Shinzo’s first-crop buzz translated into a six-figure statement at Riverside Stables, where a Noorilim Park filly by the 2023 Golden Slipper winner sold for AU$600,000 to Stefan Pardi’s SP Bloodstock and topped the opening day of the Inglis Australian Weanling Sale.
The Lot 43 filly had already attracted heavy attention before bidding began, and vendor Peter Carrick said she had been widely inspected, x-rayed and vetted. The market rewarded that confidence. Pardi, who also bought the auction’s previous sale-topper as a yearling buyer and pinhooker, went to AU$600,000 for the filly and established the high-water mark for the session.
That result did more than crown one weanling. It gave Shinzo an early commercial win at a time when first-crop sires are under the market’s microscope. Retired to Coolmore in 2024 after winning the 2023 Golden Slipper, Shinzo had his first weanlings showcased in this sale, and the filly’s price suggested buyers were willing to pay for a colt-and-filly pipeline that still carries racetrack cachet into the foal ring. The pedigree helped, too, with the filly coming from the family of Special Lover, a mare from the Eight Carat branch that has already produced useful runners.

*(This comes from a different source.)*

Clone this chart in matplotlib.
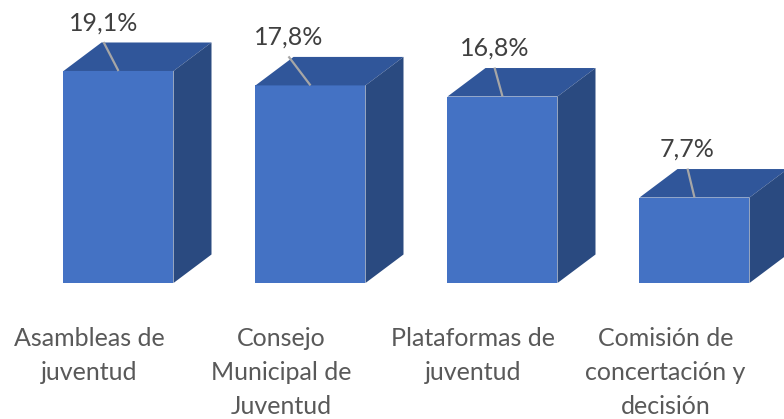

Day 1 figures backed up the strong-top-end tone. Inglis reported gross sales of AU$10,661,500, an average of AU$73,024, a median of AU$50,000 and a 72% clearance rate. That compared with a 70% clearance rate and AU$9,200,000 gross on the equivalent day last year, even though the number of sold lots fell to 146 from 173 in 2025. In other words, fewer horses changed hands, but the market spent more where it mattered most.

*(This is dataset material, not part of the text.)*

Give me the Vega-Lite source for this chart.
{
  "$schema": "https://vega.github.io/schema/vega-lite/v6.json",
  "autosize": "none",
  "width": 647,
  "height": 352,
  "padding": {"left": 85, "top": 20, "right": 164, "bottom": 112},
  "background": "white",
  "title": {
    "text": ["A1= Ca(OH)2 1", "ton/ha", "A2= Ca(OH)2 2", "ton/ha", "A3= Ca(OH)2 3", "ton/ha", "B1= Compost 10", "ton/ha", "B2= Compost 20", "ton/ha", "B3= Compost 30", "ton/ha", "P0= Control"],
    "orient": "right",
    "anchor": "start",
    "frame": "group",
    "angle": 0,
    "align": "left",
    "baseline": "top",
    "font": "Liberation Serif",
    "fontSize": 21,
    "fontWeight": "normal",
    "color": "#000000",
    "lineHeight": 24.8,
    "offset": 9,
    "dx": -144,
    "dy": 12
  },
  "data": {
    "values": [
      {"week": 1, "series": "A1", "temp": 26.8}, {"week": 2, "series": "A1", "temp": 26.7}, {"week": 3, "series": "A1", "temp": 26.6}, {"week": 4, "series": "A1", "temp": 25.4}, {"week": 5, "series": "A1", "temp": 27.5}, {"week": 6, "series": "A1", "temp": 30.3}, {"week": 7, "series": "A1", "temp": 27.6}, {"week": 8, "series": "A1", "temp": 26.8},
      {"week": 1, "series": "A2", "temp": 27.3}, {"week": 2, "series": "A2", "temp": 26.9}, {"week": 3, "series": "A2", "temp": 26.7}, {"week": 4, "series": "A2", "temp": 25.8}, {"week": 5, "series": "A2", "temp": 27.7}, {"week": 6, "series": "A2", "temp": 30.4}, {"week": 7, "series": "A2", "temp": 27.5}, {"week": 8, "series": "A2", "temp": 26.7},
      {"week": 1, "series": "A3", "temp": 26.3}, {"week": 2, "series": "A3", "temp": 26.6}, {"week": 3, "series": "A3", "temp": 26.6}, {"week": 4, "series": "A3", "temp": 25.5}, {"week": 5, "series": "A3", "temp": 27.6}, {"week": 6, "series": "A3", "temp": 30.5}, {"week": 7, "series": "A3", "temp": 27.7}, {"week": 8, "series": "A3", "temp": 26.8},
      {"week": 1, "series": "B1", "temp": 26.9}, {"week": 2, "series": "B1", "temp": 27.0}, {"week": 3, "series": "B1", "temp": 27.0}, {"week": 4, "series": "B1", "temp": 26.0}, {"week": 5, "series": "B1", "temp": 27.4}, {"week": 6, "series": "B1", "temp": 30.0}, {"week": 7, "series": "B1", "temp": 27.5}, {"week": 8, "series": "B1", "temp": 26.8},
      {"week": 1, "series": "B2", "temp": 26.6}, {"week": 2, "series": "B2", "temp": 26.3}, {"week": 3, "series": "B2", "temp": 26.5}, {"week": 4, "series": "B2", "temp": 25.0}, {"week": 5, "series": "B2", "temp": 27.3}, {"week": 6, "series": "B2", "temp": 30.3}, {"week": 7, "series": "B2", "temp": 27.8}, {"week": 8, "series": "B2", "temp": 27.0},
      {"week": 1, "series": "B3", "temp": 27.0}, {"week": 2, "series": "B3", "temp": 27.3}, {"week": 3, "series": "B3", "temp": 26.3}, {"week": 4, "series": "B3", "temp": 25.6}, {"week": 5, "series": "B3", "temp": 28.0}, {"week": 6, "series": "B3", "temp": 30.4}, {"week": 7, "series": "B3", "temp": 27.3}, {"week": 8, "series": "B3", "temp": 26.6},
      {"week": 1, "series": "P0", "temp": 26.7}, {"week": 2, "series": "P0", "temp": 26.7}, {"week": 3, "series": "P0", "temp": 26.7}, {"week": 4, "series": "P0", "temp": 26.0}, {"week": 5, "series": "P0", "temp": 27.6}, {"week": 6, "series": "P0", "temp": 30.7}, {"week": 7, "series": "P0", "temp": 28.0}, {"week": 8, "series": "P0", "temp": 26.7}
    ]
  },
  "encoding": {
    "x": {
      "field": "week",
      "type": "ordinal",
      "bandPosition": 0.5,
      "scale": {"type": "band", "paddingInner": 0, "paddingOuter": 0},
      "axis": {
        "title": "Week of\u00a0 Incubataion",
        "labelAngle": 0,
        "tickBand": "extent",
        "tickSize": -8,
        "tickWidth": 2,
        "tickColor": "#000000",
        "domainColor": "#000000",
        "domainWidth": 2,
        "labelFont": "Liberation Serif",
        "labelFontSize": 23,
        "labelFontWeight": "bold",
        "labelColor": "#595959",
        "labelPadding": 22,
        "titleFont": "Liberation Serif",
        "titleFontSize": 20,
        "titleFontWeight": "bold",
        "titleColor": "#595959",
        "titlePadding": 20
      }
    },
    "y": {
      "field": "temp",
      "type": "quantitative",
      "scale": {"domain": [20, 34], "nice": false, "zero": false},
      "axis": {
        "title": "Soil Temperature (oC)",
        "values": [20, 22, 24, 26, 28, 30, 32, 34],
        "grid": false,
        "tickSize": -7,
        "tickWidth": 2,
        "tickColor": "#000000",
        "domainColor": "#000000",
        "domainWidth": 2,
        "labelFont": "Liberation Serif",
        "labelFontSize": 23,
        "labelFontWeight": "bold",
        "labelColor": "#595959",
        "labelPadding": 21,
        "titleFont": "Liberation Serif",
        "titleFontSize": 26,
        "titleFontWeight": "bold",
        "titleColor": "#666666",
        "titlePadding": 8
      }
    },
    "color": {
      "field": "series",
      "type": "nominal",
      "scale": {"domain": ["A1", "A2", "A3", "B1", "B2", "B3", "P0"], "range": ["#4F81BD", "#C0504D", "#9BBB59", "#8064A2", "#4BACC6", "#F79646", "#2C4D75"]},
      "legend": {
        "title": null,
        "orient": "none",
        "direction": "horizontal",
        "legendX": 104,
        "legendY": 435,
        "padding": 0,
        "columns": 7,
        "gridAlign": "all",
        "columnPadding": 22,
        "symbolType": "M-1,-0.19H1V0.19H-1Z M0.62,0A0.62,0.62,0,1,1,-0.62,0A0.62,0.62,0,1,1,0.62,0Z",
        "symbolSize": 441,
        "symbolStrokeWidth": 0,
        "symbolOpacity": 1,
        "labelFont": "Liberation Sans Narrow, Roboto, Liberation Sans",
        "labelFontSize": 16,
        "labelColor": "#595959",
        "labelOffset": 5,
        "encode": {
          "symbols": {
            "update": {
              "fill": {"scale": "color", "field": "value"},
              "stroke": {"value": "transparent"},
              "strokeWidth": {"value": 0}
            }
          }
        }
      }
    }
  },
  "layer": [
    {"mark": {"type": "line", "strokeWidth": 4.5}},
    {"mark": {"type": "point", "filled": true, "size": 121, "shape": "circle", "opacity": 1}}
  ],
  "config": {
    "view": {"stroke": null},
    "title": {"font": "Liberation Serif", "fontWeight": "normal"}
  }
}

Pardi’s appetite was not limited to the topper. He also bought an Anamoe colt for AU$260,000 and a Frankel colt for AU$400,000, reinforcing the demand for proven bloodlines across the sale. Inglis also highlighted a Harry Angel half-brother to Hayasugi and a Home Affairs colt among the stronger offerings, underscoring the depth of interest behind the headline price.

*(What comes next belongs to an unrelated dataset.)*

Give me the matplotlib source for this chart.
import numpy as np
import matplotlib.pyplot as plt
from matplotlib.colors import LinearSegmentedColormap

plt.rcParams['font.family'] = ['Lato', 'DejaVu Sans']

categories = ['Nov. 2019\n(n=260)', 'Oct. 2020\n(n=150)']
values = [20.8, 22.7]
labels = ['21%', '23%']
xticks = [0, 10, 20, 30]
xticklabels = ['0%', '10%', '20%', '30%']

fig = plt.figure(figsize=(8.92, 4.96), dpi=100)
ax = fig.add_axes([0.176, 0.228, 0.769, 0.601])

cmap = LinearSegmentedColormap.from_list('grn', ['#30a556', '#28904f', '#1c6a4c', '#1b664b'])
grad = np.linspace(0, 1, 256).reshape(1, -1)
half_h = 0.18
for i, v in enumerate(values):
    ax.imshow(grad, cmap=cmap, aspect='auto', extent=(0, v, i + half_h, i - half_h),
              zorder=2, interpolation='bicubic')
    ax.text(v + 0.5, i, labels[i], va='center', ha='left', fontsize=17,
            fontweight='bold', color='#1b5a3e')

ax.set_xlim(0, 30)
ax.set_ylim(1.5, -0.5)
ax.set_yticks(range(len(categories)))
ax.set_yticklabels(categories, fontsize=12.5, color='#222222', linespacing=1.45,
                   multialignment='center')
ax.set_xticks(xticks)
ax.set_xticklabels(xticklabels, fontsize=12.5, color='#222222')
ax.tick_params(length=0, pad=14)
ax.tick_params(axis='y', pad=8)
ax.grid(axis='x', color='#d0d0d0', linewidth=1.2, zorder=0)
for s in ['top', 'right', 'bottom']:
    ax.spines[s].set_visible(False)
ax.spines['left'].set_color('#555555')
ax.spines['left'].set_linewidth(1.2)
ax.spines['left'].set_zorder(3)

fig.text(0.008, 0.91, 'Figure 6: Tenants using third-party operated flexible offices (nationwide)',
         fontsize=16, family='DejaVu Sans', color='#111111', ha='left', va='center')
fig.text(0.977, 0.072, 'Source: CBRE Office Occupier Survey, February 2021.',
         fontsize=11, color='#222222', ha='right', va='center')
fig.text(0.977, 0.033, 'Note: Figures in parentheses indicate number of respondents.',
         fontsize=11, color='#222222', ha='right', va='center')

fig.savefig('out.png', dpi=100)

For Pardi, the move fit a familiar pattern. Last year he paid AU$775,000 for the sale-topping Too Darn Hot x Enbihaar colt, then flipped him for AU$2.2 million at the Easter Yearling Sale in the Widden Stud draft. That kind of track record gives extra weight to his willingness to chase the best foals early, and Shinzo’s first crop now has a price tag that will linger as the Inglis breeding-stock series continues through the Chairman’s Sale on May 7.